Delaware prevented the Flying Dutchwomen basketball team from becoming the most unlikely NCAA participant of all-time in 1991. The Dutchwomen went 2-25 during the regular season but won two ECC tournament games to advance to the championship against Delaware, which held off the Dutchwomen in a 60-52 win.

The Flying Dutchwomen volleyball team lost to Delaware in the NAC championship match in 1994 but beat the Blue Hens in the title tilt each of the next two years. The Flying Dutchwomen softball team beat Delaware in the America East title game in 1998, outlasted the Blue Hens in 20 innings in a tournament game in 2000 and eked out a 2-1, 9-inning win in the CAA title game in 2004, the year the Dutchwomen came within one win of reaching the College World Series.

And in baseball, the Dutchmen’s last three trips to a conference tournament featured lopsided losses to Delaware—a 13-2 loss that ended the 2005 season, an 8-0 loss in the America East tournament in 1998 and a mind-boggling 27-2 loss that eliminated the Dutchmen from the 1996 NAC tournament. True story: Immediately thereafter, I wrote a blog blasting Delaware for being a bunch of big fat meanies.

Notice a familiar trend within the Hofstra-Delaware rivalry? Most of the memories took place before the two schools joined Drexel and Towson in bolting for the CAA in 2001. Turns out that the stars are as imperfectly aligned now as they were perfectly aligned back then.

Hofstra and Delaware are just two remote schools in a southern-based conference, not centrally located superpowers. David Henderson undid all of Mike Brey’s good work and Monte Ross has yet to clean up the mess: The Blue Hens, who lost star Brian Johnson to a season-ending knee injury in the preseason and are just 6-15 (including 2-8 in the CAA) and well on their way to a sixth straight losing season.

The Dutchmen haven’t returned to the NCAA Tournament since Jay Wright departed after the second of back-to-back America East titles, and most people are out of patience and in no mood to hear about the complexities of the issue and why Tom Pecora has a far steeper hill to climb than Wright ever did. And while Delaware remained a national power in football and won the I-AA championship in 2003—nobody knows that, of course, just ask Stuart Rabinowitz—football at Hofstra was allowed to wither under the new president until he finally mercy killed it in December.
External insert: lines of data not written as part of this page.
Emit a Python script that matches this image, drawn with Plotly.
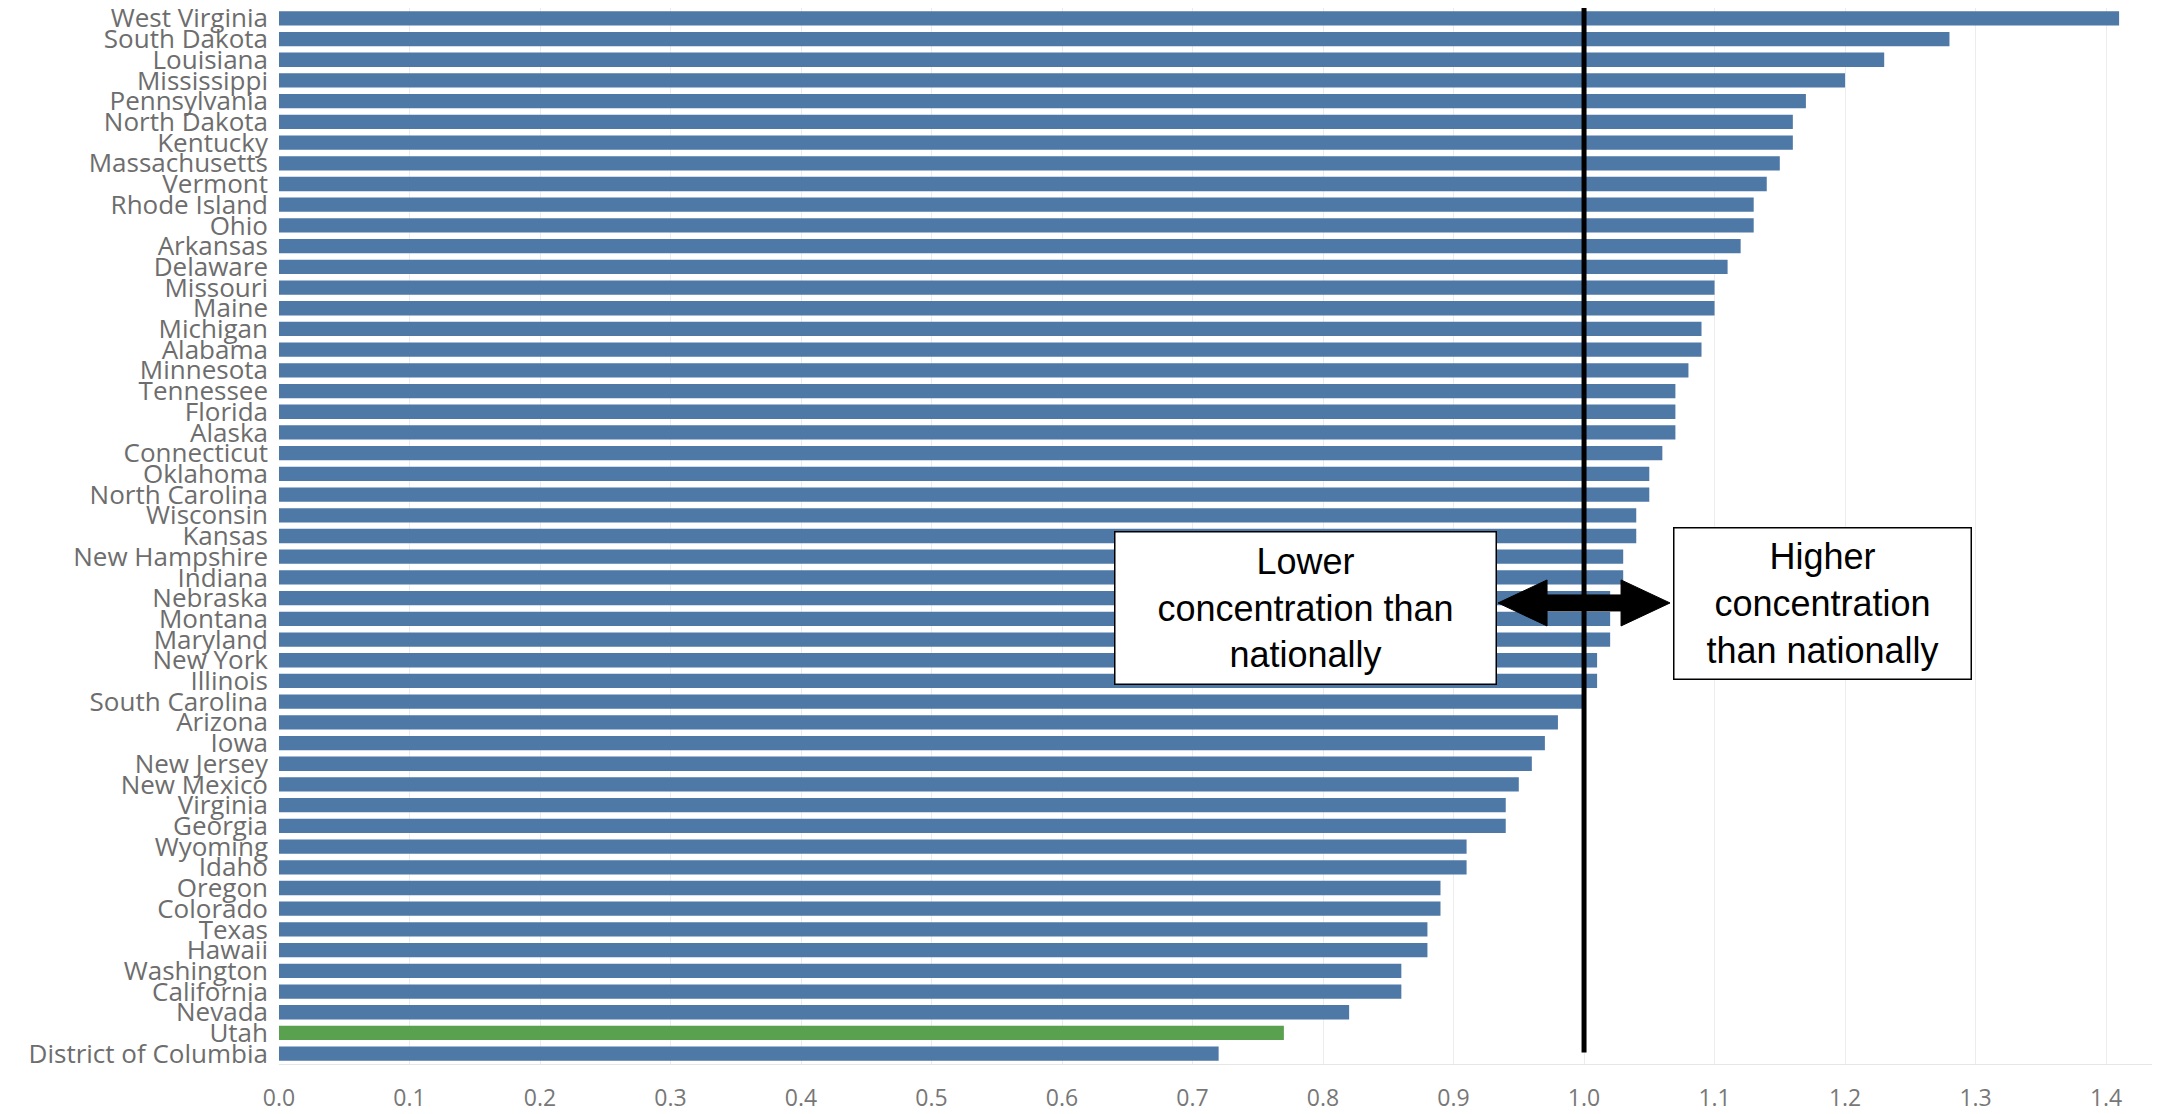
import plotly.graph_objects as go

states = ["West Virginia", "South Dakota", "Louisiana", "Mississippi", "Pennsylvania",
          "North Dakota", "Kentucky", "Massachusetts", "Vermont", "Rhode Island", "Ohio",
          "Arkansas", "Delaware", "Missouri", "Maine", "Michigan", "Alabama", "Minnesota",
          "Tennessee", "Florida", "Alaska", "Connecticut", "Oklahoma", "North Carolina",
          "Wisconsin", "Kansas", "New Hampshire", "Indiana", "Nebraska", "Montana",
          "Maryland", "New York", "Illinois", "South Carolina", "Arizona", "Iowa",
          "New Jersey", "New Mexico", "Virginia", "Georgia", "Wyoming", "Idaho", "Oregon",
          "Colorado", "Texas", "Hawaii", "Washington", "California", "Nevada", "Utah",
          "District of Columbia"]
values = [1.41, 1.28, 1.23, 1.20, 1.17,
          1.16, 1.16, 1.15, 1.14, 1.13, 1.13,
          1.12, 1.11, 1.10, 1.10, 1.09, 1.09, 1.08,
          1.07, 1.07, 1.07, 1.06, 1.05, 1.05,
          1.04, 1.04, 1.03, 1.03, 1.02, 1.02,
          1.02, 1.01, 1.01, 1.00, 0.98, 0.97,
          0.96, 0.95, 0.94, 0.94, 0.91, 0.91, 0.89,
          0.89, 0.88, 0.88, 0.86, 0.86, 0.82, 0.77,
          0.72]
highlight = "Utah"
x_ticks = [0.0, 0.1, 0.2, 0.3, 0.4, 0.5, 0.6, 0.7, 0.8, 0.9, 1.0, 1.1, 1.2, 1.3, 1.4]
national = 1.0

BLUE = "#4e79a7"
GREEN = "#59a14f"
colors = [GREEN if s == highlight else BLUE for s in states]

fig = go.Figure(go.Bar(
    x=values, y=states, orientation="h",
    marker=dict(color=colors, line=dict(width=0)),
    hoverinfo="x+y",
))

fig.update_layout(
    width=2162, height=1114,
    margin=dict(l=279, r=10, t=8, b=50, autoexpand=False),
    paper_bgcolor="white", plot_bgcolor="white",
    bargap=0.31,
    showlegend=False,
    font=dict(family="Open Sans, sans-serif", color="#6d6d6d"),
)
fig.update_xaxes(
    range=[0, 1.4352], tickmode="array", tickvals=x_ticks,
    ticktext=[f"{v:.1f}" for v in x_ticks],
    showgrid=True, gridcolor="#ececec", gridwidth=1, zeroline=False,
    showline=True, linecolor="#e6e6e6", linewidth=1,
    ticks="", tickfont=dict(size=23, color="#777777"), ticklabelstandoff=13,
    automargin=False,
)
fig.update_yaxes(
    categoryorder="array", categoryarray=states, autorange="reversed",
    tickmode="array", tickvals=states, ticktext=states,
    showgrid=False, zeroline=False, showline=False,
    ticks="", tickfont=dict(size=26, color="#6d6d6d"), ticklabelstandoff=10,
    automargin=False,
)

# national reference line
fig.add_shape(type="line", xref="x", yref="paper", x0=national, x1=national,
              y0=0.011, y1=1.0, line=dict(color="black", width=5), layer="above")

# double-headed arrow
fig.add_shape(type="path", xref="x", yref="paper",
              xsizemode="pixel", ysizemode="pixel",
              xanchor=national, yanchor=0.4366,
              path="M -86,0 L -37,23 L -37,8 L 37,8 L 37,23 L 86,0 L 37,-23 L 37,-8 L -37,-8 L -37,-23 Z",
              fillcolor="black", line=dict(color="black", width=1), layer="above")

box_font = dict(family="Liberation Sans, Arial, sans-serif", size=36, color="black")
fig.add_annotation(xref="x", yref="paper", x=0.7866, y=0.4318,
                   text="Lower<br>concentration than<br>nationally",
                   showarrow=False, font=box_font, bgcolor="white",
                   bordercolor="black", borderwidth=1.5, borderpad=0,
                   width=380, height=151, align="center", valign="middle")
fig.add_annotation(xref="x", yref="paper", x=1.1828, y=0.4361,
                   text="Higher<br>concentration<br>than nationally",
                   showarrow=False, font=box_font, bgcolor="white",
                   bordercolor="black", borderwidth=1.5, borderpad=0,
                   width=296, height=150, align="center", valign="middle")

fig.write_html("out.html", config={"displayModeBar": False},
               post_script="document.body.style.margin='0';")
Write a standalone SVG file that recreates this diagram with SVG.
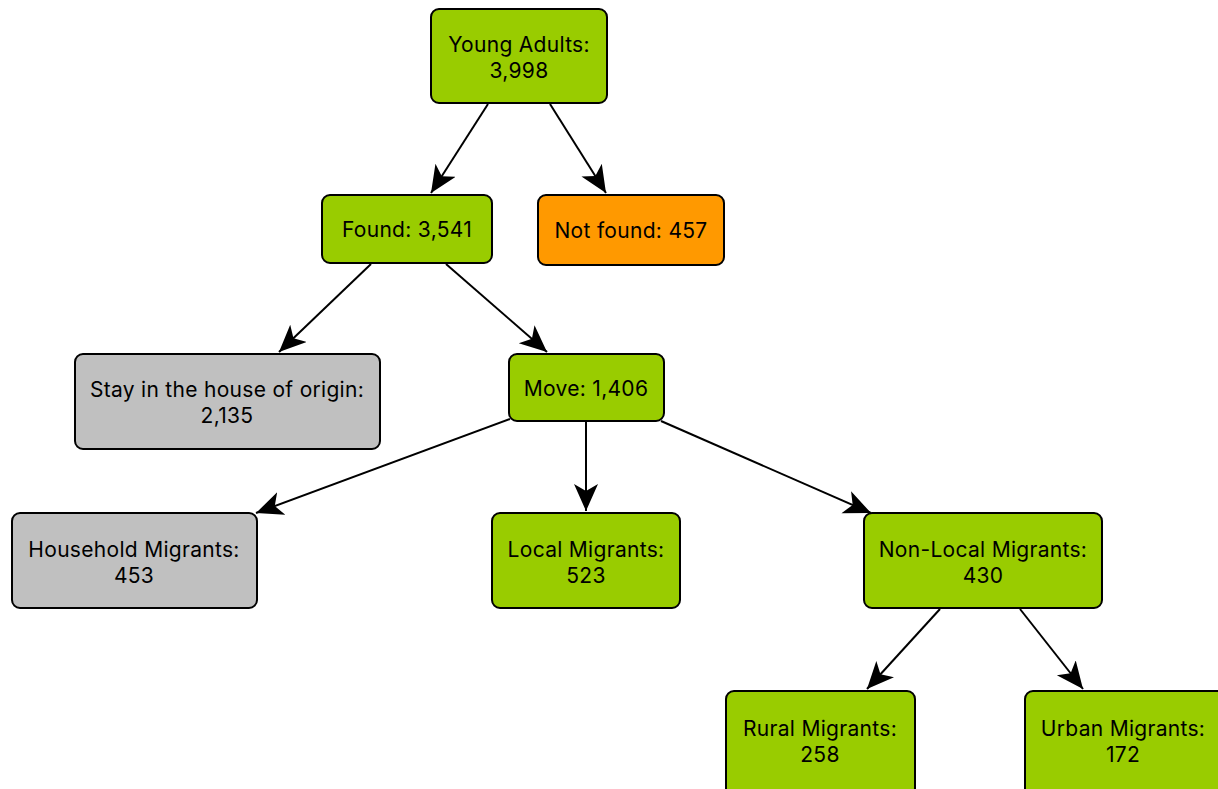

You missed how good it was back then and I know you’re missing it now, because really, no one has taken Delaware’s place as Hofstra’s archrival. I heard a whole lot more from George Mason fans last week than Hofstra fans last week, which says even less for Dutch Nation (snort) than it does Mason Nation. And if equal parts apathy and geography have rendered Mason just another foe, then what hope is there that the Dutchmen can enjoy a rivalry with a school south of Maryland such as Old Dominion?

Drexel and Northeastern are the closest things Hofstra has to a rival now, but again, while there’s a good amount of history there—especially with Drexel—and geographical proximity, it’s just not the same. All we can do is hope for another magical sequence of events that pits the Dutchmen against Drexel or Northeastern for basketball supremacy in the CAA—or wherever the schools happen to end up.

And whether that’s the A-10 or a conference started entirely from scratch, the overwhelming odds are the future home for Hofstra, Drexel and Northeastern won’t include Delaware, which, unlike the first three schools, is still a good fit with a CAA that clearly wants to be known as much for football as for basketball.

Soon—whether it’s next year or when the Big East blows up in 2014 and sets off a chain of events that will alter Division I as we know it—we’ll no longer be subjected to annual reminders of how good things used to be between Hofstra and Delaware. Which, given the unfortunate yet wholly avoidable deterioration of the rivalry, might actually be for the best.